News|Videos|December 6, 2025

Choosing salvage therapy after prostate cancer focal ablation

Fact checked by: Hannah Clarke

For patients undergoing salvage surgery or radiation, Kelly L. Stratton, MD, FACS, notes that previous focal therapy can influence outcomes.

Among the sessions featured at the 2025 Society of Urologic Oncology Annual Meeting in Phoenix, Arizona, was a case discussion, “Recurrence after Focal Therapy and Salvage Prostatectomy.” In this video interview, Kelly L. Stratton, MD, FACS, an assistant professor of urologic oncology in the University of Oklahoma Department of Urology and an adjunct assistant professor of medical oncology at the Stephenson Cancer Center, explains that although focal therapy for prostate cancer is increasingly popular, some patients will experience persistent or recurrent cancer, making salvage treatment an important topic. The best salvage approach depends on several individualized factors:

• type of focal therapy received and extent of prostate tissue treated

• characteristics of the recurrence (location, risk category, imaging appearance)

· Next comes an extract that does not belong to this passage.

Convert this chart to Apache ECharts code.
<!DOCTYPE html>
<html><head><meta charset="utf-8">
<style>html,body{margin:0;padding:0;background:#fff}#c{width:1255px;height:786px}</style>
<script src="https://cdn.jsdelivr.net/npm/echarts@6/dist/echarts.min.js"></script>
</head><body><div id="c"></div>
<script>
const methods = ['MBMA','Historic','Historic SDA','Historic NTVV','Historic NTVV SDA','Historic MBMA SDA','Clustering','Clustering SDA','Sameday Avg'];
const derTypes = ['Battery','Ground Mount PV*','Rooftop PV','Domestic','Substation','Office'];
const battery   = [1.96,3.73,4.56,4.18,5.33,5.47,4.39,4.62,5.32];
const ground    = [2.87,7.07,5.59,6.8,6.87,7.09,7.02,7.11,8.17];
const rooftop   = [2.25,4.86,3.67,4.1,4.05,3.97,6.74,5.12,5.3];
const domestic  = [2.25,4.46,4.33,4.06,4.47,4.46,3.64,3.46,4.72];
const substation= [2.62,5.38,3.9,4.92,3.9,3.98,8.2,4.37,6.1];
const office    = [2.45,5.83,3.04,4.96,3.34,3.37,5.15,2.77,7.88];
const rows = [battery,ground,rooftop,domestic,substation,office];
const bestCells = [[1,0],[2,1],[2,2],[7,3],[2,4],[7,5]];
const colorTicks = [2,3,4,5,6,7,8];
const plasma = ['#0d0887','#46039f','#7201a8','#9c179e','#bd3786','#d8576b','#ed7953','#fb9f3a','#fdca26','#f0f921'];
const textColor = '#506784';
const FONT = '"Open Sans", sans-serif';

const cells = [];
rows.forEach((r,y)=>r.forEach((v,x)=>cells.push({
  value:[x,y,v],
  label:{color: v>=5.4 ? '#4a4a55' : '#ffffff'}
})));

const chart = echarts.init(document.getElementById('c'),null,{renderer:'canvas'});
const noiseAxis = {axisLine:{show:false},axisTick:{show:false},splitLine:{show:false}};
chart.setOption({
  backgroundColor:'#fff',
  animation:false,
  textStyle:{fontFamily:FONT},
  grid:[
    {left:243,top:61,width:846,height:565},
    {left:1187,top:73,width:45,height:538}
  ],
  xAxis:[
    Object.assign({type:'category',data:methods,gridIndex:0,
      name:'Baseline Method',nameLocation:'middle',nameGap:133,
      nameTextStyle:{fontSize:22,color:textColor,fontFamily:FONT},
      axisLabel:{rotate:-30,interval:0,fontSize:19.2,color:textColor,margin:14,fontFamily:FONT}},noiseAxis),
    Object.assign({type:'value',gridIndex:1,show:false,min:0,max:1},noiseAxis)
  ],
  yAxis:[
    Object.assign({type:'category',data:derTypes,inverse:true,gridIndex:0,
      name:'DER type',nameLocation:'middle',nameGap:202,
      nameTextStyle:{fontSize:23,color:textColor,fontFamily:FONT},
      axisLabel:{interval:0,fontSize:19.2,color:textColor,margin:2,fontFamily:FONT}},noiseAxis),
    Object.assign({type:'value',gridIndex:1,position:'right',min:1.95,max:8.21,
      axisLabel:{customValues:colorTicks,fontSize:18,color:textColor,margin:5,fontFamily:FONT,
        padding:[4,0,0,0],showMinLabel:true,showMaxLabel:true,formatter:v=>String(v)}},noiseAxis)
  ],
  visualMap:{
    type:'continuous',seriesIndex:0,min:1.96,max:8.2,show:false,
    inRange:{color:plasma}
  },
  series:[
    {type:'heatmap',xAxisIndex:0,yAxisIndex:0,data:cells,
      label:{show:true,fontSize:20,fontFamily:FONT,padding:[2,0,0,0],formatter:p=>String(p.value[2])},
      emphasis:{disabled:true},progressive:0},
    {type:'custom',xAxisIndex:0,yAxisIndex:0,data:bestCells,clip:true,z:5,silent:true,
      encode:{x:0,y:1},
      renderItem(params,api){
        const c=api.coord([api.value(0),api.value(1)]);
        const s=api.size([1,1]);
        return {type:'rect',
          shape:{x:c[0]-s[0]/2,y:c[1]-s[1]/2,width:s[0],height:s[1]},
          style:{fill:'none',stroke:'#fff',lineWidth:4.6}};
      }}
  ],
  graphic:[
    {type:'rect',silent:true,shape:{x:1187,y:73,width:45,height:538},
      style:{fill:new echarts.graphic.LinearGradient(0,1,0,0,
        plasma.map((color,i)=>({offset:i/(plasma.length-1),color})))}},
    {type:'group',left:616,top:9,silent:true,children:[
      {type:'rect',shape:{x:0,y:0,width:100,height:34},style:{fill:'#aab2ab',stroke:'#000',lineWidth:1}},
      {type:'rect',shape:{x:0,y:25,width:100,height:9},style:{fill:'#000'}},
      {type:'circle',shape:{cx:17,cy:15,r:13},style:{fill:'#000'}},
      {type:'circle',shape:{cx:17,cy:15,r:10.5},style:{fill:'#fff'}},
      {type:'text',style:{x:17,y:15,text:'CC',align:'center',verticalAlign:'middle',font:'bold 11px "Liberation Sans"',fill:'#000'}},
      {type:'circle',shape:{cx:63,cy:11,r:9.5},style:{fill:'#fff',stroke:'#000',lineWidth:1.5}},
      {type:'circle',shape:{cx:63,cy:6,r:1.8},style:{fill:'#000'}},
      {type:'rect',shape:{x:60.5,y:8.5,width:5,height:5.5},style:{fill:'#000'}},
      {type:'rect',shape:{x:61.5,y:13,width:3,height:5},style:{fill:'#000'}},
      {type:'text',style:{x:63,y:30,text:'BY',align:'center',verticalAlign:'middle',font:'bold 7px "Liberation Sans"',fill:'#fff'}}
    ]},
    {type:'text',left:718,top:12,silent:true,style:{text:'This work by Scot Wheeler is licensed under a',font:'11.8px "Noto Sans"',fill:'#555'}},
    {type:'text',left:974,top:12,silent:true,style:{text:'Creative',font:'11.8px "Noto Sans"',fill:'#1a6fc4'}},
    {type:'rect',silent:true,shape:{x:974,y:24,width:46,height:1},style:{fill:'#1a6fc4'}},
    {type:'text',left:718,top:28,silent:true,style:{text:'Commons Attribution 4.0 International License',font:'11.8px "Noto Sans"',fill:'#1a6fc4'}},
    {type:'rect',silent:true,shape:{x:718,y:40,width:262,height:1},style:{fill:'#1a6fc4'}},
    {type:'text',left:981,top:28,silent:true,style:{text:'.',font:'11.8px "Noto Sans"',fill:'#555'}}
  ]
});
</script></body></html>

• changes caused by the initial ablation, such as prostate shrinkage, which may affect the feasibility and complexity of salvage surgery.

Stratton emphasizes a personalized approach: evaluating imaging (including MRI and prostate-specific membrane antigen [PSMA]-PET), performing targeted biopsy to confirm recurrence, and assessing whether the disease has spread. Options may include:

• active surveillance

• repeat focal/ablative therapy

• radiation therapy

• salvage prostatectomy.

For patients undergoing salvage surgery or radiation, he notes that previous focal therapy can influence outcomes. Urinary control after salvage prostatectomy is often similar to primary surgery, but nerve preservation may be more difficult due to tissue changes from the ablation.

Stratton stresses the importance of reviewing the patient’s pre-treatment disease features, changes after ablation, and aligning treatment decisions with goals such as cancer control, quality of life, continence, and erectile function. Advances in imaging—especially PSMA-PET—help determine whether repeat focal therapy is appropriate or whether patients should transition to whole-gland treatments like surgery or radiation.